EXERCISE AIM:
Look below and pull out each line with the word "this".

STORED RECORDS:
/---

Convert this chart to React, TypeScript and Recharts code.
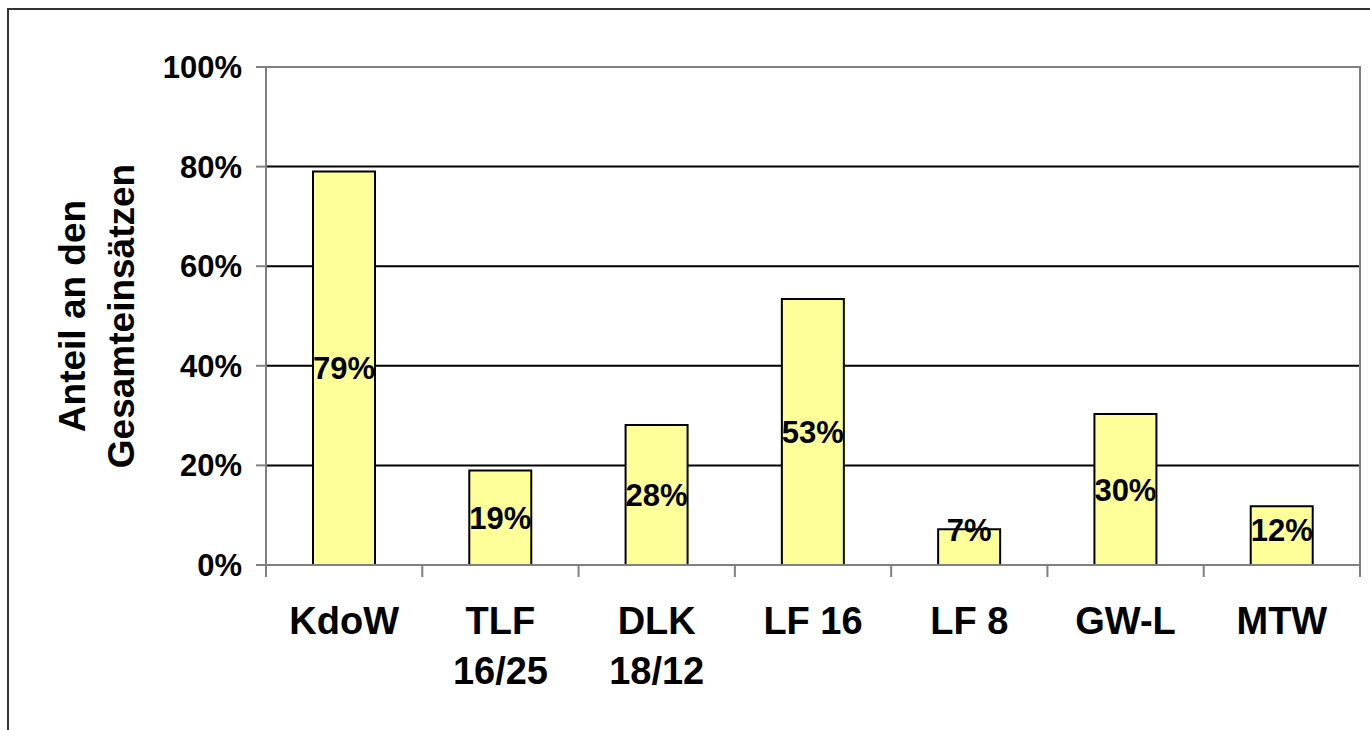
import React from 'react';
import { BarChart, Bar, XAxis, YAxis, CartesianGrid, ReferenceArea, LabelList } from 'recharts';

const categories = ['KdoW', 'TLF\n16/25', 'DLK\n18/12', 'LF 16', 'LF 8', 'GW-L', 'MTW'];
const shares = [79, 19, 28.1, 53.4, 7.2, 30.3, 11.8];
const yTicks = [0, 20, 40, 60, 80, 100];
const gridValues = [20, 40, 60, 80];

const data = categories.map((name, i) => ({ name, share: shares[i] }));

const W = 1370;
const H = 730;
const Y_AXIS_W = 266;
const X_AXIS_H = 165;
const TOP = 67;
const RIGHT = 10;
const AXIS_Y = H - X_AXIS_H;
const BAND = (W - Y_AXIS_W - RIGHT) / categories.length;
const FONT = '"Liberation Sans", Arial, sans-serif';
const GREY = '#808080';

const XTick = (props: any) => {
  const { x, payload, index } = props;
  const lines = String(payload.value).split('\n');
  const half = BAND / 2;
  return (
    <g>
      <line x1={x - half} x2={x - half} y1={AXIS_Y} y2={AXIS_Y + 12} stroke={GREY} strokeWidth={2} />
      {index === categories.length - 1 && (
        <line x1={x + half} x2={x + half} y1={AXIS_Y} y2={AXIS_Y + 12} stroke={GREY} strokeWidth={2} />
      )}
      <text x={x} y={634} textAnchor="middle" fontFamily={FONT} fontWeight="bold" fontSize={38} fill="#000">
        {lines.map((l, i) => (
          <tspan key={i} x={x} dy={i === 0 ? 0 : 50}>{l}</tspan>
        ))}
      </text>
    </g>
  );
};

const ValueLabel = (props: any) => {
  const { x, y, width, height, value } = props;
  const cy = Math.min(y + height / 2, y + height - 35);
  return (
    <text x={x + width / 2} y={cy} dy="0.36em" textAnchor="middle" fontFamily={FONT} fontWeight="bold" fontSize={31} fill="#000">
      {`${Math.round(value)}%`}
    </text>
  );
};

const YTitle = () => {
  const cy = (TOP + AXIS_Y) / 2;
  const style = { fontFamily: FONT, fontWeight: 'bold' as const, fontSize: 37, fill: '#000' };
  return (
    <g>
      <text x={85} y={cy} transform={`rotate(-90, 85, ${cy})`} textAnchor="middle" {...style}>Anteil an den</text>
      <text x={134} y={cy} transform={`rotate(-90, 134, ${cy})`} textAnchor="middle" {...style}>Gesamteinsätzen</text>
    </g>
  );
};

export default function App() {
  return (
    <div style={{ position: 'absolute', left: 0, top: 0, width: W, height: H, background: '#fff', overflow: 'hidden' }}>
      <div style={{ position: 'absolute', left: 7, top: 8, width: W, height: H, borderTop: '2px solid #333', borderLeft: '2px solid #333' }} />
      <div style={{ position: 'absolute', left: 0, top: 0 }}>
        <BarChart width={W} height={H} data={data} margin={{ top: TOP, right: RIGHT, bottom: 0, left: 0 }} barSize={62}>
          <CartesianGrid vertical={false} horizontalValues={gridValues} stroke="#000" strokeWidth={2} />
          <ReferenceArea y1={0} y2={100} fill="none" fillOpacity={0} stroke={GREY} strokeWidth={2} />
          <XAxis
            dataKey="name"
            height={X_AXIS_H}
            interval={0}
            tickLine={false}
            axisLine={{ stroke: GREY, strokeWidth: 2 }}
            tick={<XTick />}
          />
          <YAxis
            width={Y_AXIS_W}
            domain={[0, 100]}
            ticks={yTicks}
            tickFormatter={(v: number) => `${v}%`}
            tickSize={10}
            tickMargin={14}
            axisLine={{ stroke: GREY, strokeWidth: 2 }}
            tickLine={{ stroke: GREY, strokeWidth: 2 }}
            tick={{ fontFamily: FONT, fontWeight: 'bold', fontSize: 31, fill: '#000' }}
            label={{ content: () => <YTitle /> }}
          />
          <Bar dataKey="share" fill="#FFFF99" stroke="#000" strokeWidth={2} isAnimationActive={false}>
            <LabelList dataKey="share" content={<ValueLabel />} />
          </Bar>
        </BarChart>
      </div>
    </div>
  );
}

\---
/---

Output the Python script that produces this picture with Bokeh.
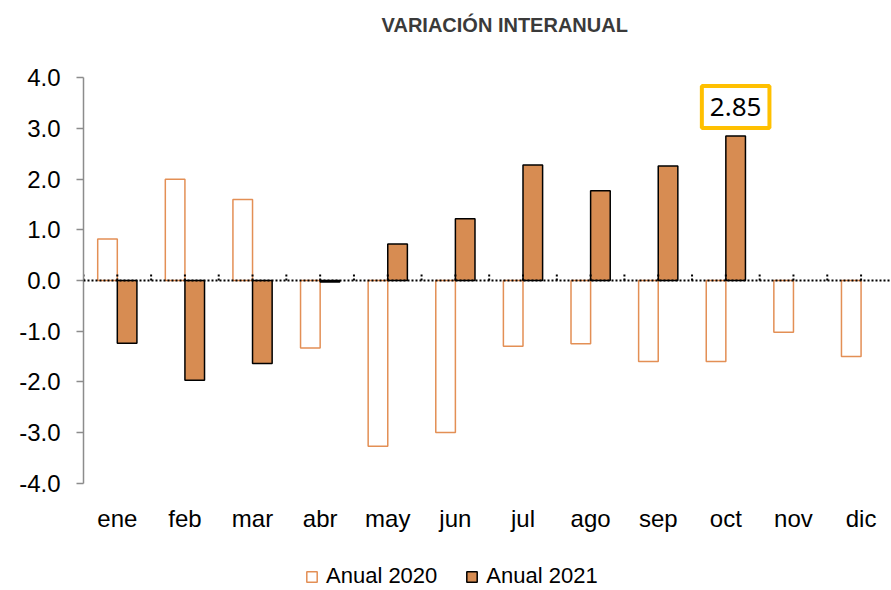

\---

EXERCISE ANSWER:
Convert this chart to React, TypeScript and Recharts code.
Output the Python script that produces this picture with Bokeh.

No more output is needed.